Style guides are built from pre-configured templates/frameworks for different industries and content types, letting PMs customize guidance in minutes rather than starting from scratch.
Document assessment delivers actionable intelligence: complexity scores, terminology density analysis, regulatory requirements, and more. Project managers can now tell clients, “This document has high technical density requiring a senior linguist; we recommend four days for quality assurance,” backed by data rather than guesswork.

Better Preparation Elevates Everyone
For project managers, the shift from firefighting to decision-making fundamentally changes daily work. Freed from repetitive groundwork, PMs focus on client strategy, linguistic alignment, and relationship management that drives business growth.
For linguists, clearer inputs mean fewer interruptions and better execution. Translators receive structured guidance that respects their expertise while providing essential guardrails. Their work improves because their instructions improve.
For clients, the difference shows up as better alignment from the start. Glossaries, style guides, and project parameters presented upfront for approval leave less room for misalignment later. Fewer errors mean fewer revision cycles and deliverables that match expectations the first time.
The New Economics of Quality Preparation
AI changes the economics of thorough preparation. What major clients received as standard practice can now support every project, regardless of size. The same foundational work that justified enterprise pricing becomes accessible to small accounts.

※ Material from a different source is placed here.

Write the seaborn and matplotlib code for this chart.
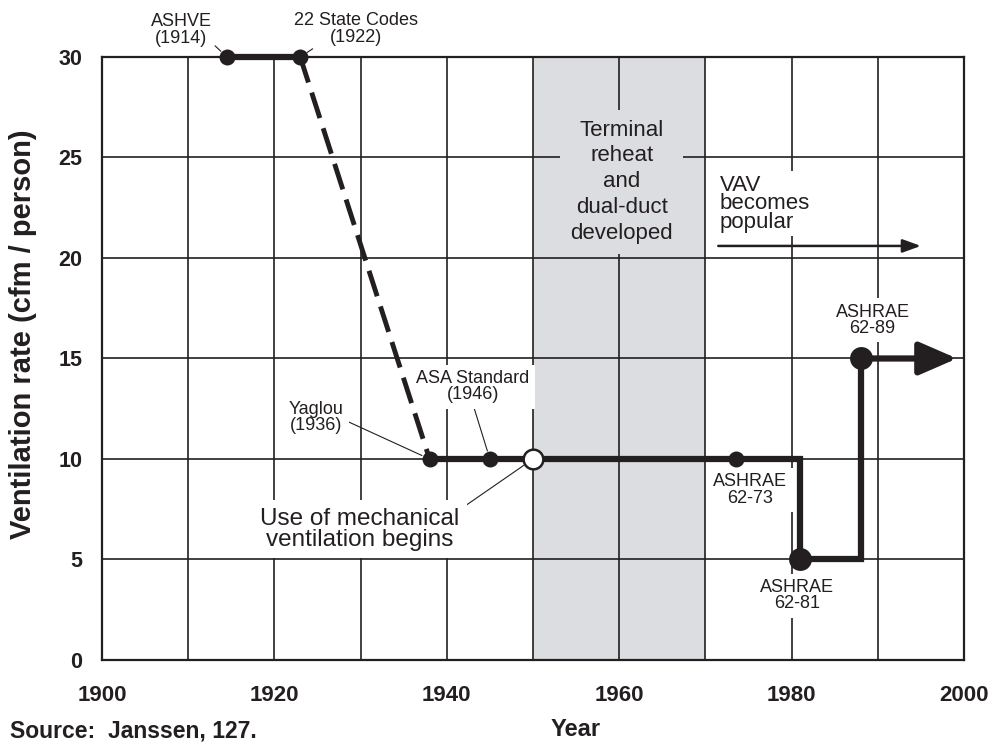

Project managers can handle 25 projects monthly instead of 15 with Cavya. Quality hasn’t suffered; it has improved. Terminology revision requests dropped 60-70%. Junior PMs produce work that matches senior-level standards because the systematic approach captures knowledge that used to live only in experienced heads. With Cavya.ai bringing structure and consistency to every stage, preparation is no longer a bottleneck; it’s the foundation of scalable, reliable quality.